§ AVAILABLE DATA:

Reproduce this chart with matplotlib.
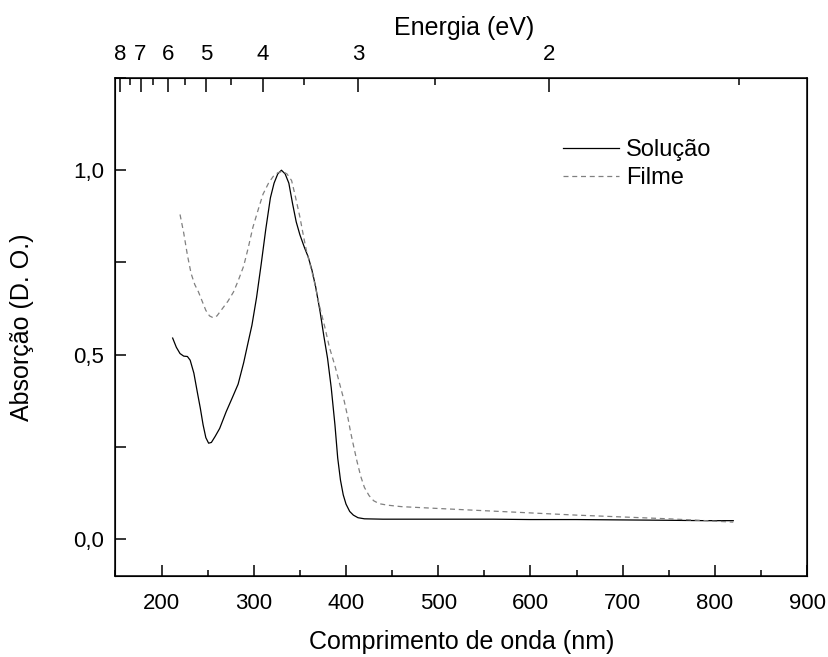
import matplotlib.pyplot as plt
from matplotlib.ticker import MultipleLocator, FixedLocator

plt.rcParams['font.family'] = ['Liberation Sans', 'DejaVu Sans']

# Solução (solid)
sol_wl = [212, 216, 220, 224, 228, 231, 235, 239, 242, 245, 248, 251, 254, 258,
          263, 270, 277, 283, 289, 294, 298, 303, 308, 313, 318, 322, 326, 330,
          334, 338, 342, 346, 350, 355, 359, 363, 367, 372, 376, 380, 384, 388,
          391, 394, 397, 400, 404, 408, 413, 420, 440, 480, 520, 560, 600, 650,
          700, 750, 790, 820]
sol_abs = [0.545, 0.52, 0.503, 0.496, 0.495, 0.485, 0.45, 0.395, 0.355, 0.31,
           0.275, 0.26, 0.262, 0.278, 0.30, 0.345, 0.385, 0.42, 0.478, 0.535,
           0.58, 0.655, 0.745, 0.84, 0.925, 0.965, 0.99, 1.0, 0.99, 0.965, 0.91,
           0.86, 0.825, 0.79, 0.765, 0.73, 0.685, 0.615, 0.55, 0.49, 0.41, 0.31,
           0.22, 0.16, 0.12, 0.095, 0.075, 0.065, 0.058, 0.055, 0.054, 0.054,
           0.054, 0.054, 0.053, 0.053, 0.052, 0.051, 0.05, 0.05]

# Filme (dashed)
fil_wl = [220, 224, 228, 232, 236, 240, 244, 248, 252, 256, 260, 266, 272, 278,
          283, 289, 294, 299, 305, 310, 316, 321, 326, 331, 336, 341, 345, 350,
          354, 357, 361, 365, 371, 377, 382, 388, 393, 398, 402, 405, 408, 412,
          416, 420, 425, 430, 436, 445, 460, 500, 550, 600, 650, 700, 750, 790,
          820]
fil_abs = [0.88, 0.83, 0.77, 0.72, 0.69, 0.67, 0.645, 0.62, 0.605, 0.6, 0.605,
           0.625, 0.645, 0.67, 0.70, 0.74, 0.79, 0.845, 0.895, 0.935, 0.965,
           0.983, 0.993, 0.997, 0.99, 0.972, 0.93, 0.873, 0.82, 0.783, 0.745,
           0.705, 0.635, 0.575, 0.52, 0.47, 0.422, 0.375, 0.33, 0.29, 0.255,
           0.21, 0.17, 0.14, 0.118, 0.104, 0.096, 0.092, 0.088, 0.083, 0.077,
           0.071, 0.065, 0.06, 0.055, 0.05, 0.046]

energy_major = [8, 7, 6, 5, 4, 3, 2]
energy_minor = [7.5, 6.5, 5.5, 4.5, 3.5, 2.5, 1.5]

fig = plt.figure(figsize=(8.29, 6.57), dpi=100)
ax = fig.add_axes([0.1393, 0.1233, 0.8342, 0.758])

ax.plot(sol_wl, sol_abs, color='black', linewidth=0.9, label='Solução')
ax.plot(fil_wl, fil_abs, color='#808080', linewidth=0.9,
        linestyle=(0, (4, 3)), label='Filme')

ax.set_xlim(150, 900)
ax.set_ylim(-0.1, 1.25)

ax.xaxis.set_major_locator(MultipleLocator(100))
ax.xaxis.set_minor_locator(MultipleLocator(50))
ax.yaxis.set_major_locator(MultipleLocator(0.5))
ax.yaxis.set_minor_locator(MultipleLocator(0.25))
ax.yaxis.set_major_formatter(plt.FuncFormatter(lambda v, p: f'{v:.1f}'.replace('.', ',')))

ax.tick_params(axis='x', which='major', direction='in', length=8, width=1.1,
               labelsize=16, pad=12, top=False)
ax.tick_params(axis='x', which='minor', direction='in', length=4, width=1.1, top=False)
ax.tick_params(axis='y', which='both', direction='in', length=8, width=1.1,
               labelsize=16, pad=8, right=False)
for s in ax.spines.values():
    s.set_linewidth(1.1)

ax.set_xlabel('Comprimento de onda (nm)', fontsize=18)
ax.set_ylabel('Absorção (D. O.)', fontsize=18)
ax.xaxis.set_label_coords(0.5, -0.108)
ax.yaxis.set_label_coords(-0.118, 0.5)

# top energy axis
ax2 = ax.twiny()
ax2.set_xlim(ax.get_xlim())
ax2.xaxis.set_major_locator(FixedLocator([1240 / e for e in energy_major]))
ax2.xaxis.set_minor_locator(FixedLocator([1240 / e for e in energy_minor]))
ax2.set_xticklabels([str(e) for e in energy_major])
ax2.tick_params(axis='x', which='major', direction='in', length=10, width=1.1,
                labelsize=16, pad=9)
ax2.tick_params(axis='x', which='minor', direction='in', length=5, width=1.1)
ax2.set_xlabel('Energia (eV)', fontsize=18)
ax2.xaxis.set_label_coords(0.504, 1.086)

ax.legend(loc='upper left', bbox_to_anchor=(0.6466, 0.8775), frameon=False,
          fontsize=17, handlelength=2.4, handletextpad=0.3, labelspacing=0.26,
          borderpad=0, borderaxespad=0)

fig.savefig('out.png', dpi=100)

§ WHAT YOU NEED TO DO: Omit the pictures and output all of the other material exactly.

§ TASK SOLUTION:
Reproduce this chart with matplotlib.
import matplotlib.pyplot as plt
from matplotlib.ticker import MultipleLocator, FixedLocator

plt.rcParams['font.family'] = ['Liberation Sans', 'DejaVu Sans']

# Solução (solid)
sol_wl = [212, 216, 220, 224, 228, 231, 235, 239, 242, 245, 248, 251, 254, 258,
          263, 270, 277, 283, 289, 294, 298, 303, 308, 313, 318, 322, 326, 330,
          334, 338, 342, 346, 350, 355, 359, 363, 367, 372, 376, 380, 384, 388,
          391, 394, 397, 400, 404, 408, 413, 420, 440, 480, 520, 560, 600, 650,
          700, 750, 790, 820]
sol_abs = [0.545, 0.52, 0.503, 0.496, 0.495, 0.485, 0.45, 0.395, 0.355, 0.31,
           0.275, 0.26, 0.262, 0.278, 0.30, 0.345, 0.385, 0.42, 0.478, 0.535,
           0.58, 0.655, 0.745, 0.84, 0.925, 0.965, 0.99, 1.0, 0.99, 0.965, 0.91,
           0.86, 0.825, 0.79, 0.765, 0.73, 0.685, 0.615, 0.55, 0.49, 0.41, 0.31,
           0.22, 0.16, 0.12, 0.095, 0.075, 0.065, 0.058, 0.055, 0.054, 0.054,
           0.054, 0.054, 0.053, 0.053, 0.052, 0.051, 0.05, 0.05]

# Filme (dashed)
fil_wl = [220, 224, 228, 232, 236, 240, 244, 248, 252, 256, 260, 266, 272, 278,
          283, 289, 294, 299, 305, 310, 316, 321, 326, 331, 336, 341, 345, 350,
          354, 357, 361, 365, 371, 377, 382, 388, 393, 398, 402, 405, 408, 412,
          416, 420, 425, 430, 436, 445, 460, 500, 550, 600, 650, 700, 750, 790,
          820]
fil_abs = [0.88, 0.83, 0.77, 0.72, 0.69, 0.67, 0.645, 0.62, 0.605, 0.6, 0.605,
           0.625, 0.645, 0.67, 0.70, 0.74, 0.79, 0.845, 0.895, 0.935, 0.965,
           0.983, 0.993, 0.997, 0.99, 0.972, 0.93, 0.873, 0.82, 0.783, 0.745,
           0.705, 0.635, 0.575, 0.52, 0.47, 0.422, 0.375, 0.33, 0.29, 0.255,
           0.21, 0.17, 0.14, 0.118, 0.104, 0.096, 0.092, 0.088, 0.083, 0.077,
           0.071, 0.065, 0.06, 0.055, 0.05, 0.046]

energy_major = [8, 7, 6, 5, 4, 3, 2]
energy_minor = [7.5, 6.5, 5.5, 4.5, 3.5, 2.5, 1.5]

fig = plt.figure(figsize=(8.29, 6.57), dpi=100)
ax = fig.add_axes([0.1393, 0.1233, 0.8342, 0.758])

ax.plot(sol_wl, sol_abs, color='black', linewidth=0.9, label='Solução')
ax.plot(fil_wl, fil_abs, color='#808080', linewidth=0.9,
        linestyle=(0, (4, 3)), label='Filme')

ax.set_xlim(150, 900)
ax.set_ylim(-0.1, 1.25)

ax.xaxis.set_major_locator(MultipleLocator(100))
ax.xaxis.set_minor_locator(MultipleLocator(50))
ax.yaxis.set_major_locator(MultipleLocator(0.5))
ax.yaxis.set_minor_locator(MultipleLocator(0.25))
ax.yaxis.set_major_formatter(plt.FuncFormatter(lambda v, p: f'{v:.1f}'.replace('.', ',')))

ax.tick_params(axis='x', which='major', direction='in', length=8, width=1.1,
               labelsize=16, pad=12, top=False)
ax.tick_params(axis='x', which='minor', direction='in', length=4, width=1.1, top=False)
ax.tick_params(axis='y', which='both', direction='in', length=8, width=1.1,
               labelsize=16, pad=8, right=False)
for s in ax.spines.values():
    s.set_linewidth(1.1)

ax.set_xlabel('Comprimento de onda (nm)', fontsize=18)
ax.set_ylabel('Absorção (D. O.)', fontsize=18)
ax.xaxis.set_label_coords(0.5, -0.108)
ax.yaxis.set_label_coords(-0.118, 0.5)

# top energy axis
ax2 = ax.twiny()
ax2.set_xlim(ax.get_xlim())
ax2.xaxis.set_major_locator(FixedLocator([1240 / e for e in energy_major]))
ax2.xaxis.set_minor_locator(FixedLocator([1240 / e for e in energy_minor]))
ax2.set_xticklabels([str(e) for e in energy_major])
ax2.tick_params(axis='x', which='major', direction='in', length=10, width=1.1,
                labelsize=16, pad=9)
ax2.tick_params(axis='x', which='minor', direction='in', length=5, width=1.1)
ax2.set_xlabel('Energia (eV)', fontsize=18)
ax2.xaxis.set_label_coords(0.504, 1.086)

ax.legend(loc='upper left', bbox_to_anchor=(0.6466, 0.8775), frameon=False,
          fontsize=17, handlelength=2.4, handletextpad=0.3, labelspacing=0.26,
          borderpad=0, borderaxespad=0)

fig.savefig('out.png', dpi=100)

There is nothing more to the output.